_Aim of the exercise_: Write the data out again exactly, dropping any images it holds.

_Dataset section_:
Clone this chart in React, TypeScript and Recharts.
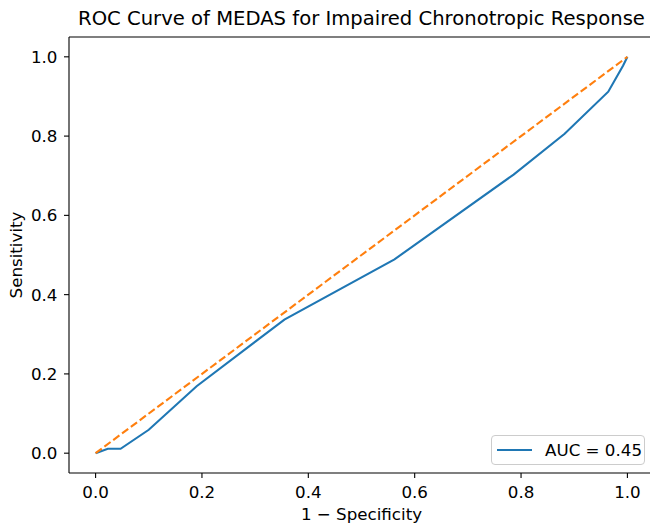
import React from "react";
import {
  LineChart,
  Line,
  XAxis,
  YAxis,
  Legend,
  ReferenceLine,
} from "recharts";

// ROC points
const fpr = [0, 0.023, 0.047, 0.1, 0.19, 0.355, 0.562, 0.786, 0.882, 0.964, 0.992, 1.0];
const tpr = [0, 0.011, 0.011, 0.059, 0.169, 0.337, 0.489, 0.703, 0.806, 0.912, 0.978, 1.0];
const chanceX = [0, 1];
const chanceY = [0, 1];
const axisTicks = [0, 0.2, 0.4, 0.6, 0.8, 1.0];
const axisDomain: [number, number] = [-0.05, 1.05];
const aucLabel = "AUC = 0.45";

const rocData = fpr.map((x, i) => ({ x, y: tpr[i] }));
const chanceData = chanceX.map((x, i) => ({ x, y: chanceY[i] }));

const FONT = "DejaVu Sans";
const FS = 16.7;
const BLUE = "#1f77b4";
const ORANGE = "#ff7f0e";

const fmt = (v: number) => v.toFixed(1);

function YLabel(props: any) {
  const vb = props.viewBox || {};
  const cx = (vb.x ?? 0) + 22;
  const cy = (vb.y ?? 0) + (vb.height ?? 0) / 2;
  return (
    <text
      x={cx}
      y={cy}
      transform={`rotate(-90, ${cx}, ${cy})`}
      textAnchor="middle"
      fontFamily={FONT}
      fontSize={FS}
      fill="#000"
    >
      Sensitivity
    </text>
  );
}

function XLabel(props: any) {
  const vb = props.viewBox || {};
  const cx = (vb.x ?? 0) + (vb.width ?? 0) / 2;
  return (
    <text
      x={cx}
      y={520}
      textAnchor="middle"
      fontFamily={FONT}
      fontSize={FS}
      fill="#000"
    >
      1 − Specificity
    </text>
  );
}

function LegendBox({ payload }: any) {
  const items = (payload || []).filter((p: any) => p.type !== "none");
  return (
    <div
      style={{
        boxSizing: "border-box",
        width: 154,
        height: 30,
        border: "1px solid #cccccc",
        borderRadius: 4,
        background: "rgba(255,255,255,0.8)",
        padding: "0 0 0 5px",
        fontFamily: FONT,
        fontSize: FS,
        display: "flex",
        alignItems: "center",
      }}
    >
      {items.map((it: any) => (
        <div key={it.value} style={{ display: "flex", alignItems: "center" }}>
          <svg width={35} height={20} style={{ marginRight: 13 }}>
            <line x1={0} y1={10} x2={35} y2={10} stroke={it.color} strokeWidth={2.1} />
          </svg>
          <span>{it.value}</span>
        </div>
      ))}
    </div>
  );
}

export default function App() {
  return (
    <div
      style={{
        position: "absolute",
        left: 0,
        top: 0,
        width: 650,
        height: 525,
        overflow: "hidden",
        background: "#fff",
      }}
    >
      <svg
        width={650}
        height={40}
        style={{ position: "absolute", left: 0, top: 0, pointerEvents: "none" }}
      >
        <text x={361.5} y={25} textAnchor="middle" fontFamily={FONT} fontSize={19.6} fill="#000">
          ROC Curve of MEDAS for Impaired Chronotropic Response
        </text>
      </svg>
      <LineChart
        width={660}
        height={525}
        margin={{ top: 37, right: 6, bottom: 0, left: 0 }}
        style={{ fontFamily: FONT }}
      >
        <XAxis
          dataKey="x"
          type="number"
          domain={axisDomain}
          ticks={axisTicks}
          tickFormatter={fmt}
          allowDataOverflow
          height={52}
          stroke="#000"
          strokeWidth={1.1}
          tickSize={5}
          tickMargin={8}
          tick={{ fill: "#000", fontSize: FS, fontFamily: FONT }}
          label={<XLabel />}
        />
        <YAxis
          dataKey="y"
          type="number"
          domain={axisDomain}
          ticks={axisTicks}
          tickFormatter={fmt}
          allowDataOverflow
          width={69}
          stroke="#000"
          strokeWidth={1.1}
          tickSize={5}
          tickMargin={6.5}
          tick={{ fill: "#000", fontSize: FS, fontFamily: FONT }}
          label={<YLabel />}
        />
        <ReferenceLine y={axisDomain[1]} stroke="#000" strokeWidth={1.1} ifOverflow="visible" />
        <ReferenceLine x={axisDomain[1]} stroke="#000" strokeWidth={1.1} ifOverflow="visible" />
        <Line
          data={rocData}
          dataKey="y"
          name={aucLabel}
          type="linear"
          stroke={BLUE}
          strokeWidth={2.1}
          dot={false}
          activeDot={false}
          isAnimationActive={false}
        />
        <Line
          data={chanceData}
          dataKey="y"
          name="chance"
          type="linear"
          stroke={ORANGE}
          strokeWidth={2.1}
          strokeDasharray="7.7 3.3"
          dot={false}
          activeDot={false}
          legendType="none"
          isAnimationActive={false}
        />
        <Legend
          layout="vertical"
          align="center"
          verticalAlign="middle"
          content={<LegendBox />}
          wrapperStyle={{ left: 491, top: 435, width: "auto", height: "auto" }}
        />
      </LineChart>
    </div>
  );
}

_Task response_:
Clone this chart in React, TypeScript and Recharts.
import React from "react";
import {
  LineChart,
  Line,
  XAxis,
  YAxis,
  Legend,
  ReferenceLine,
} from "recharts";

// ROC points
const fpr = [0, 0.023, 0.047, 0.1, 0.19, 0.355, 0.562, 0.786, 0.882, 0.964, 0.992, 1.0];
const tpr = [0, 0.011, 0.011, 0.059, 0.169, 0.337, 0.489, 0.703, 0.806, 0.912, 0.978, 1.0];
const chanceX = [0, 1];
const chanceY = [0, 1];
const axisTicks = [0, 0.2, 0.4, 0.6, 0.8, 1.0];
const axisDomain: [number, number] = [-0.05, 1.05];
const aucLabel = "AUC = 0.45";

const rocData = fpr.map((x, i) => ({ x, y: tpr[i] }));
const chanceData = chanceX.map((x, i) => ({ x, y: chanceY[i] }));

const FONT = "DejaVu Sans";
const FS = 16.7;
const BLUE = "#1f77b4";
const ORANGE = "#ff7f0e";

const fmt = (v: number) => v.toFixed(1);

function YLabel(props: any) {
  const vb = props.viewBox || {};
  const cx = (vb.x ?? 0) + 22;
  const cy = (vb.y ?? 0) + (vb.height ?? 0) / 2;
  return (
    <text
      x={cx}
      y={cy}
      transform={`rotate(-90, ${cx}, ${cy})`}
      textAnchor="middle"
      fontFamily={FONT}
      fontSize={FS}
      fill="#000"
    >
      Sensitivity
    </text>
  );
}

function XLabel(props: any) {
  const vb = props.viewBox || {};
  const cx = (vb.x ?? 0) + (vb.width ?? 0) / 2;
  return (
    <text
      x={cx}
      y={520}
      textAnchor="middle"
      fontFamily={FONT}
      fontSize={FS}
      fill="#000"
    >
      1 − Specificity
    </text>
  );
}

function LegendBox({ payload }: any) {
  const items = (payload || []).filter((p: any) => p.type !== "none");
  return (
    <div
      style={{
        boxSizing: "border-box",
        width: 154,
        height: 30,
        border: "1px solid #cccccc",
        borderRadius: 4,
        background: "rgba(255,255,255,0.8)",
        padding: "0 0 0 5px",
        fontFamily: FONT,
        fontSize: FS,
        display: "flex",
        alignItems: "center",
      }}
    >
      {items.map((it: any) => (
        <div key={it.value} style={{ display: "flex", alignItems: "center" }}>
          <svg width={35} height={20} style={{ marginRight: 13 }}>
            <line x1={0} y1={10} x2={35} y2={10} stroke={it.color} strokeWidth={2.1} />
          </svg>
          <span>{it.value}</span>
        </div>
      ))}
    </div>
  );
}

export default function App() {
  return (
    <div
      style={{
        position: "absolute",
        left: 0,
        top: 0,
        width: 650,
        height: 525,
        overflow: "hidden",
        background: "#fff",
      }}
    >
      <svg
        width={650}
        height={40}
        style={{ position: "absolute", left: 0, top: 0, pointerEvents: "none" }}
      >
        <text x={361.5} y={25} textAnchor="middle" fontFamily={FONT} fontSize={19.6} fill="#000">
          ROC Curve of MEDAS for Impaired Chronotropic Response
        </text>
      </svg>
      <LineChart
        width={660}
        height={525}
        margin={{ top: 37, right: 6, bottom: 0, left: 0 }}
        style={{ fontFamily: FONT }}
      >
        <XAxis
          dataKey="x"
          type="number"
          domain={axisDomain}
          ticks={axisTicks}
          tickFormatter={fmt}
          allowDataOverflow
          height={52}
          stroke="#000"
          strokeWidth={1.1}
          tickSize={5}
          tickMargin={8}
          tick={{ fill: "#000", fontSize: FS, fontFamily: FONT }}
          label={<XLabel />}
        />
        <YAxis
          dataKey="y"
          type="number"
          domain={axisDomain}
          ticks={axisTicks}
          tickFormatter={fmt}
          allowDataOverflow
          width={69}
          stroke="#000"
          strokeWidth={1.1}
          tickSize={5}
          tickMargin={6.5}
          tick={{ fill: "#000", fontSize: FS, fontFamily: FONT }}
          label={<YLabel />}
        />
        <ReferenceLine y={axisDomain[1]} stroke="#000" strokeWidth={1.1} ifOverflow="visible" />
        <ReferenceLine x={axisDomain[1]} stroke="#000" strokeWidth={1.1} ifOverflow="visible" />
        <Line
          data={rocData}
          dataKey="y"
          name={aucLabel}
          type="linear"
          stroke={BLUE}
          strokeWidth={2.1}
          dot={false}
          activeDot={false}
          isAnimationActive={false}
        />
        <Line
          data={chanceData}
          dataKey="y"
          name="chance"
          type="linear"
          stroke={ORANGE}
          strokeWidth={2.1}
          strokeDasharray="7.7 3.3"
          dot={false}
          activeDot={false}
          legendType="none"
          isAnimationActive={false}
        />
        <Legend
          layout="vertical"
          align="center"
          verticalAlign="middle"
          content={<LegendBox />}
          wrapperStyle={{ left: 491, top: 435, width: "auto", height: "auto" }}
        />
      </LineChart>
    </div>
  );
}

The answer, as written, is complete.